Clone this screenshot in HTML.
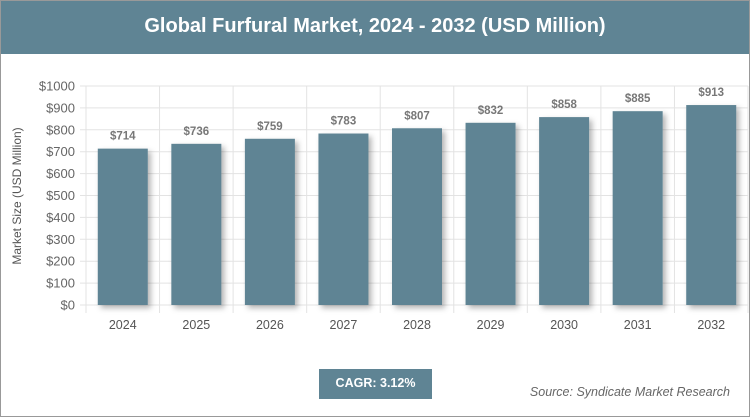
<!DOCTYPE html>
<html><head><meta charset="utf-8"><style>
body{margin:0;width:750px;height:417px;overflow:hidden;font-family:"Liberation Sans",sans-serif;background:#fff}
#frame{position:absolute;left:0;top:0;width:748px;height:415px;border:1px solid #999;}
#title{position:absolute;left:0;top:0;width:748px;height:53px;background:#5f8494;color:#fff;font-weight:bold;font-size:20px;text-align:center;line-height:50px}
#cagr{position:absolute;left:318px;top:368px;width:113px;height:30px;background:#5f8494;color:#fff;font-weight:bold;font-size:12.5px;text-align:center;line-height:28px}
#src{position:absolute;right:19px;top:384px;color:#666;font-style:italic;font-size:12.5px}
</style></head><body>
<div id="frame">
<div id="title">Global Furfural Market, 2024 - 2032 (USD Million)</div>
<svg id="chart" width="750" height="417" style="position:absolute;left:-1px;top:-1px">
<defs><filter id="sh" x="-30%" y="-10%" width="160%" height="130%"><feDropShadow dx="3" dy="3" stdDeviation="3" flood-color="#000" flood-opacity="0.3"/></filter></defs>
</svg>
<div id="cagr">CAGR: 3.12%</div>
<div id="src">Source: Syndicate Market Research</div>
</div>
<script>
const categories=["2024","2025","2026","2027","2028","2029","2030","2031","2032"];
const values=[714,736,759,783,807,832,858,885,913];
const valueLabels=["$714","$736","$759","$783","$807","$832","$858","$885","$913"];
const yTicks=[0,100,200,300,400,500,600,700,800,900,1000];
const svg=document.getElementById('chart');const NS="http://www.w3.org/2000/svg";
const L=86,R=748,T=86,B=305,yMax=1000;
const y=v=>B-(v/yMax)*(B-T);
const bw=(R-L)/categories.length;
const x=i=>L+bw*i;
function mk(t,a){const e=document.createElementNS(NS,t);for(const k in a)e.setAttribute(k,a[k]);svg.appendChild(e);return e;}
yTicks.forEach(v=>{
 const g=mk('line',{x1:L-6,x2:R,y1:y(v),y2:y(v),stroke:'#e3e3e3','stroke-width':1});
 
 
 const t=mk('text',{x:L-11,y:y(v)+4.5,'text-anchor':'end','font-size':13,fill:'#666'});t.textContent='$'+v;
 
 
});
for(let i=0;i<=categories.length;i++){
 const g=mk('line',{x1:x(i),x2:x(i),y1:T,y2:B+8,stroke:'#e3e3e3','stroke-width':1});
 
 
}
categories.forEach((c,i)=>{
 const cx=x(i)+bw/2;
 const r=mk('rect',{x:cx-25,y:y(values[i]),width:50,height:B-y(values[i]),fill:'#5f8494',filter:'url(#sh)'});
 
 
 const v=mk('text',{x:cx,y:y(values[i])-9,'text-anchor':'middle','font-size':11.5,'font-weight':'bold',fill:'#777'});v.textContent=valueLabels[i];
 
 
 const t=mk('text',{x:cx,y:B+24,'text-anchor':'middle','font-size':12.5,fill:'#555'});t.textContent=c;
 
 
});
const at=mk('text',{x:0,y:0,'text-anchor':'middle','font-size':12,fill:'#555',transform:'translate(21,196) rotate(-90)'});at.textContent='Market Size (USD Million)';


</script>
</body></html>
^^^^^^^^
■ TO BE DONE ■
Skip every picture and transcribe the data above exactly.

■ SOLUTION FOR THIS PROBLEM ■
Clone this screenshot in HTML.
<!DOCTYPE html>
<html><head><meta charset="utf-8"><style>
body{margin:0;width:750px;height:417px;overflow:hidden;font-family:"Liberation Sans",sans-serif;background:#fff}
#frame{position:absolute;left:0;top:0;width:748px;height:415px;border:1px solid #999;}
#title{position:absolute;left:0;top:0;width:748px;height:53px;background:#5f8494;color:#fff;font-weight:bold;font-size:20px;text-align:center;line-height:50px}
#cagr{position:absolute;left:318px;top:368px;width:113px;height:30px;background:#5f8494;color:#fff;font-weight:bold;font-size:12.5px;text-align:center;line-height:28px}
#src{position:absolute;right:19px;top:384px;color:#666;font-style:italic;font-size:12.5px}
</style></head><body>
<div id="frame">
<div id="title">Global Furfural Market, 2024 - 2032 (USD Million)</div>
<svg id="chart" width="750" height="417" style="position:absolute;left:-1px;top:-1px">
<defs><filter id="sh" x="-30%" y="-10%" width="160%" height="130%"><feDropShadow dx="3" dy="3" stdDeviation="3" flood-color="#000" flood-opacity="0.3"/></filter></defs>
</svg>
<div id="cagr">CAGR: 3.12%</div>
<div id="src">Source: Syndicate Market Research</div>
</div>
<script>
const categories=["2024","2025","2026","2027","2028","2029","2030","2031","2032"];
const values=[714,736,759,783,807,832,858,885,913];
const valueLabels=["$714","$736","$759","$783","$807","$832","$858","$885","$913"];
const yTicks=[0,100,200,300,400,500,600,700,800,900,1000];
const svg=document.getElementById('chart');const NS="http://www.w3.org/2000/svg";
const L=86,R=748,T=86,B=305,yMax=1000;
const y=v=>B-(v/yMax)*(B-T);
const bw=(R-L)/categories.length;
const x=i=>L+bw*i;
function mk(t,a){const e=document.createElementNS(NS,t);for(const k in a)e.setAttribute(k,a[k]);svg.appendChild(e);return e;}
yTicks.forEach(v=>{
 const g=mk('line',{x1:L-6,x2:R,y1:y(v),y2:y(v),stroke:'#e3e3e3','stroke-width':1});
 
 
 const t=mk('text',{x:L-11,y:y(v)+4.5,'text-anchor':'end','font-size':13,fill:'#666'});t.textContent='$'+v;
 
 
});
for(let i=0;i<=categories.length;i++){
 const g=mk('line',{x1:x(i),x2:x(i),y1:T,y2:B+8,stroke:'#e3e3e3','stroke-width':1});
 
 
}
categories.forEach((c,i)=>{
 const cx=x(i)+bw/2;
 const r=mk('rect',{x:cx-25,y:y(values[i]),width:50,height:B-y(values[i]),fill:'#5f8494',filter:'url(#sh)'});
 
 
 const v=mk('text',{x:cx,y:y(values[i])-9,'text-anchor':'middle','font-size':11.5,'font-weight':'bold',fill:'#777'});v.textContent=valueLabels[i];
 
 
 const t=mk('text',{x:cx,y:B+24,'text-anchor':'middle','font-size':12.5,fill:'#555'});t.textContent=c;
 
 
});
const at=mk('text',{x:0,y:0,'text-anchor':'middle','font-size':12,fill:'#555',transform:'translate(21,196) rotate(-90)'});at.textContent='Market Size (USD Million)';


</script>
</body></html>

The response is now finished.